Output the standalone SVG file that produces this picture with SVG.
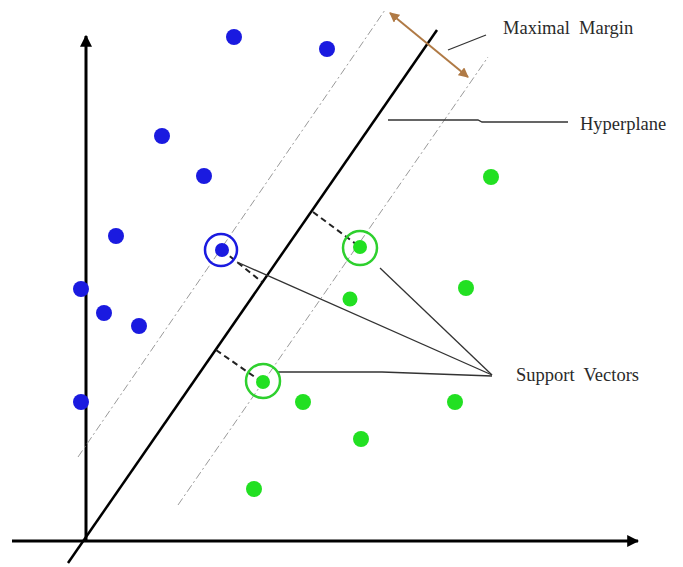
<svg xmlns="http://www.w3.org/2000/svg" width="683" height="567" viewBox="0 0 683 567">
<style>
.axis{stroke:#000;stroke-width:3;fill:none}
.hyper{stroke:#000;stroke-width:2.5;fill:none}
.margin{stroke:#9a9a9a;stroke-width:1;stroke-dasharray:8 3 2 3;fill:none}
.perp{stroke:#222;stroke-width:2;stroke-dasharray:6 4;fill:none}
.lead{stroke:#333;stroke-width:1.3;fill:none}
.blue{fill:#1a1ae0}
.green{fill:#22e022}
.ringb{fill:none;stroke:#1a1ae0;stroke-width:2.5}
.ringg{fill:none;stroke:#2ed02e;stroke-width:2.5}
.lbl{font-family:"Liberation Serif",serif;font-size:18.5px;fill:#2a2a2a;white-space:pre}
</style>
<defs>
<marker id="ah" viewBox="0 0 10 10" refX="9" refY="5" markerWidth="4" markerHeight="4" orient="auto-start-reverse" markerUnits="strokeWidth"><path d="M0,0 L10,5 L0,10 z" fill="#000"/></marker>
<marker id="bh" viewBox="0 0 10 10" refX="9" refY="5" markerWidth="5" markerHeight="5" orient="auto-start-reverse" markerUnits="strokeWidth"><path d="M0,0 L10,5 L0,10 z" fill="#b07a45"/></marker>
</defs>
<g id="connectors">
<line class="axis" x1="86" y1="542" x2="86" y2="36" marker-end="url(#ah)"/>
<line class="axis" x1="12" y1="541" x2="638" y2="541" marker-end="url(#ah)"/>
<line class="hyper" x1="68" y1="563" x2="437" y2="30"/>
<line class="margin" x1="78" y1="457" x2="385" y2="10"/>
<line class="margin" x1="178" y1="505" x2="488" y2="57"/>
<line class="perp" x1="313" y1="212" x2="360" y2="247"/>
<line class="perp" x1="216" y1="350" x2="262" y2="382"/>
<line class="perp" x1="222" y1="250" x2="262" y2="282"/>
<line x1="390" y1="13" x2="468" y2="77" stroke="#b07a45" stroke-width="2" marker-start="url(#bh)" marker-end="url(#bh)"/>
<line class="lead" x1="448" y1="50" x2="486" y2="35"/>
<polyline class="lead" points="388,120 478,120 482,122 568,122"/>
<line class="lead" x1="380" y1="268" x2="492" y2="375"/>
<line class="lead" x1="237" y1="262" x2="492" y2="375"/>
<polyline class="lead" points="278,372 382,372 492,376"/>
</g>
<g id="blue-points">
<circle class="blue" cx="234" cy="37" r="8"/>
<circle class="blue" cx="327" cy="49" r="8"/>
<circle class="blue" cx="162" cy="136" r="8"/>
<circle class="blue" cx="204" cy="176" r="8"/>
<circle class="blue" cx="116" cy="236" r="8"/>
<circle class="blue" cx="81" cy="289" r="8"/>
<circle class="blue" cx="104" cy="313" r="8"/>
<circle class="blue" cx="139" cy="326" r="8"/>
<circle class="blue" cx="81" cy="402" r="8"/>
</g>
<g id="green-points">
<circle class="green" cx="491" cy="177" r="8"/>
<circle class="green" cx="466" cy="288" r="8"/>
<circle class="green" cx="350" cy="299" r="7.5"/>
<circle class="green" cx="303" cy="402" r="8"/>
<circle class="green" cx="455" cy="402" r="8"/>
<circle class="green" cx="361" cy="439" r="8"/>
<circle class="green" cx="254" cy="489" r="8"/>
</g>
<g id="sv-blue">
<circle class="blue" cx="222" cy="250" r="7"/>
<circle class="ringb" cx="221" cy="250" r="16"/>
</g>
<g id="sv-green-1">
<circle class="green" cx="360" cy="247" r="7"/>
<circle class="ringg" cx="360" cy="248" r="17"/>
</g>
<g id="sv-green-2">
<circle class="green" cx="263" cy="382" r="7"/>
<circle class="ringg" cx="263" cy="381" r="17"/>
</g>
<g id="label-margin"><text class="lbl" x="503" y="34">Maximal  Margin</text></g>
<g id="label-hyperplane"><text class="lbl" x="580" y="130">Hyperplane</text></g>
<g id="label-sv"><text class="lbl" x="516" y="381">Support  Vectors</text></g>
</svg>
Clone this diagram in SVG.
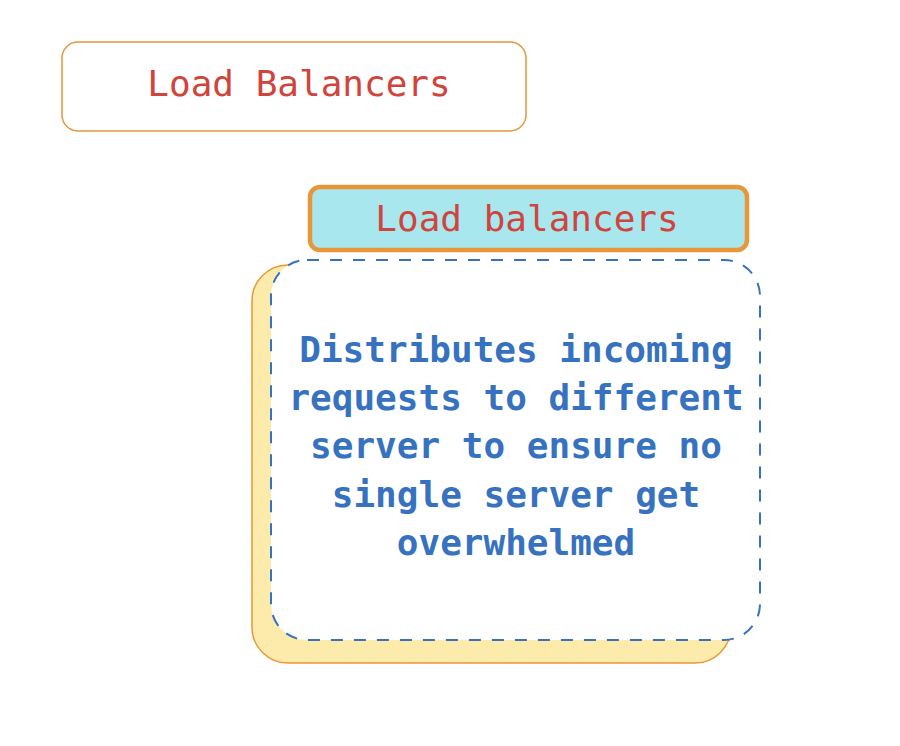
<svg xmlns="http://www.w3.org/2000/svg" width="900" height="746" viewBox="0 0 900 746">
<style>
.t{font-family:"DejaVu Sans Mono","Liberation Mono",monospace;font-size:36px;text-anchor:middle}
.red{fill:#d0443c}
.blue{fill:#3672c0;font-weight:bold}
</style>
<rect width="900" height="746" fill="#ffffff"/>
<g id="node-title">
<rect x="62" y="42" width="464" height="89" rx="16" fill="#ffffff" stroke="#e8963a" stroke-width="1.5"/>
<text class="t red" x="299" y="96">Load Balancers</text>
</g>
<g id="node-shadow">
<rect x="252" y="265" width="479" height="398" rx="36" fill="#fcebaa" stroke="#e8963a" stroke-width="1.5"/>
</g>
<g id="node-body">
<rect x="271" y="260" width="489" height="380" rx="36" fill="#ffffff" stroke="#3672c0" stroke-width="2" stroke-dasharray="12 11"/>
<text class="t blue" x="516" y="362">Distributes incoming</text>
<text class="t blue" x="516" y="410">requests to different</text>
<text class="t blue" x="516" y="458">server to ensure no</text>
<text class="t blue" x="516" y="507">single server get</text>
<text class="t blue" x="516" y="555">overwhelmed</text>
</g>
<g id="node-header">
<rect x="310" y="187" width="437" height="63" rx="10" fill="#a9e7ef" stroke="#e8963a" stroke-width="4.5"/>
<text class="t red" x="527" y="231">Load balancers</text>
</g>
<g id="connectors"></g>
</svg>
※
## TASK BRIEF:
Leave out the pictures and give the rest of the records again exactly.

## CORRECT RESULT:
Output the standalone SVG file that produces this picture with SVG.
<svg xmlns="http://www.w3.org/2000/svg" width="683" height="567" viewBox="0 0 683 567">
<style>
.axis{stroke:#000;stroke-width:3;fill:none}
.hyper{stroke:#000;stroke-width:2.5;fill:none}
.margin{stroke:#9a9a9a;stroke-width:1;stroke-dasharray:8 3 2 3;fill:none}
.perp{stroke:#222;stroke-width:2;stroke-dasharray:6 4;fill:none}
.lead{stroke:#333;stroke-width:1.3;fill:none}
.blue{fill:#1a1ae0}
.green{fill:#22e022}
.ringb{fill:none;stroke:#1a1ae0;stroke-width:2.5}
.ringg{fill:none;stroke:#2ed02e;stroke-width:2.5}
.lbl{font-family:"Liberation Serif",serif;font-size:18.5px;fill:#2a2a2a;white-space:pre}
</style>
<defs>
<marker id="ah" viewBox="0 0 10 10" refX="9" refY="5" markerWidth="4" markerHeight="4" orient="auto-start-reverse" markerUnits="strokeWidth"><path d="M0,0 L10,5 L0,10 z" fill="#000"/></marker>
<marker id="bh" viewBox="0 0 10 10" refX="9" refY="5" markerWidth="5" markerHeight="5" orient="auto-start-reverse" markerUnits="strokeWidth"><path d="M0,0 L10,5 L0,10 z" fill="#b07a45"/></marker>
</defs>
<g id="connectors">
<line class="axis" x1="86" y1="542" x2="86" y2="36" marker-end="url(#ah)"/>
<line class="axis" x1="12" y1="541" x2="638" y2="541" marker-end="url(#ah)"/>
<line class="hyper" x1="68" y1="563" x2="437" y2="30"/>
<line class="margin" x1="78" y1="457" x2="385" y2="10"/>
<line class="margin" x1="178" y1="505" x2="488" y2="57"/>
<line class="perp" x1="313" y1="212" x2="360" y2="247"/>
<line class="perp" x1="216" y1="350" x2="262" y2="382"/>
<line class="perp" x1="222" y1="250" x2="262" y2="282"/>
<line x1="390" y1="13" x2="468" y2="77" stroke="#b07a45" stroke-width="2" marker-start="url(#bh)" marker-end="url(#bh)"/>
<line class="lead" x1="448" y1="50" x2="486" y2="35"/>
<polyline class="lead" points="388,120 478,120 482,122 568,122"/>
<line class="lead" x1="380" y1="268" x2="492" y2="375"/>
<line class="lead" x1="237" y1="262" x2="492" y2="375"/>
<polyline class="lead" points="278,372 382,372 492,376"/>
</g>
<g id="blue-points">
<circle class="blue" cx="234" cy="37" r="8"/>
<circle class="blue" cx="327" cy="49" r="8"/>
<circle class="blue" cx="162" cy="136" r="8"/>
<circle class="blue" cx="204" cy="176" r="8"/>
<circle class="blue" cx="116" cy="236" r="8"/>
<circle class="blue" cx="81" cy="289" r="8"/>
<circle class="blue" cx="104" cy="313" r="8"/>
<circle class="blue" cx="139" cy="326" r="8"/>
<circle class="blue" cx="81" cy="402" r="8"/>
</g>
<g id="green-points">
<circle class="green" cx="491" cy="177" r="8"/>
<circle class="green" cx="466" cy="288" r="8"/>
<circle class="green" cx="350" cy="299" r="7.5"/>
<circle class="green" cx="303" cy="402" r="8"/>
<circle class="green" cx="455" cy="402" r="8"/>
<circle class="green" cx="361" cy="439" r="8"/>
<circle class="green" cx="254" cy="489" r="8"/>
</g>
<g id="sv-blue">
<circle class="blue" cx="222" cy="250" r="7"/>
<circle class="ringb" cx="221" cy="250" r="16"/>
</g>
<g id="sv-green-1">
<circle class="green" cx="360" cy="247" r="7"/>
<circle class="ringg" cx="360" cy="248" r="17"/>
</g>
<g id="sv-green-2">
<circle class="green" cx="263" cy="382" r="7"/>
<circle class="ringg" cx="263" cy="381" r="17"/>
</g>
<g id="label-margin"><text class="lbl" x="503" y="34">Maximal  Margin</text></g>
<g id="label-hyperplane"><text class="lbl" x="580" y="130">Hyperplane</text></g>
<g id="label-sv"><text class="lbl" x="516" y="381">Support  Vectors</text></g>
</svg>
Clone this diagram in SVG.
<svg xmlns="http://www.w3.org/2000/svg" width="900" height="746" viewBox="0 0 900 746">
<style>
.t{font-family:"DejaVu Sans Mono","Liberation Mono",monospace;font-size:36px;text-anchor:middle}
.red{fill:#d0443c}
.blue{fill:#3672c0;font-weight:bold}
</style>
<rect width="900" height="746" fill="#ffffff"/>
<g id="node-title">
<rect x="62" y="42" width="464" height="89" rx="16" fill="#ffffff" stroke="#e8963a" stroke-width="1.5"/>
<text class="t red" x="299" y="96">Load Balancers</text>
</g>
<g id="node-shadow">
<rect x="252" y="265" width="479" height="398" rx="36" fill="#fcebaa" stroke="#e8963a" stroke-width="1.5"/>
</g>
<g id="node-body">
<rect x="271" y="260" width="489" height="380" rx="36" fill="#ffffff" stroke="#3672c0" stroke-width="2" stroke-dasharray="12 11"/>
<text class="t blue" x="516" y="362">Distributes incoming</text>
<text class="t blue" x="516" y="410">requests to different</text>
<text class="t blue" x="516" y="458">server to ensure no</text>
<text class="t blue" x="516" y="507">single server get</text>
<text class="t blue" x="516" y="555">overwhelmed</text>
</g>
<g id="node-header">
<rect x="310" y="187" width="437" height="63" rx="10" fill="#a9e7ef" stroke="#e8963a" stroke-width="4.5"/>
<text class="t red" x="527" y="231">Load balancers</text>
</g>
<g id="connectors"></g>
</svg>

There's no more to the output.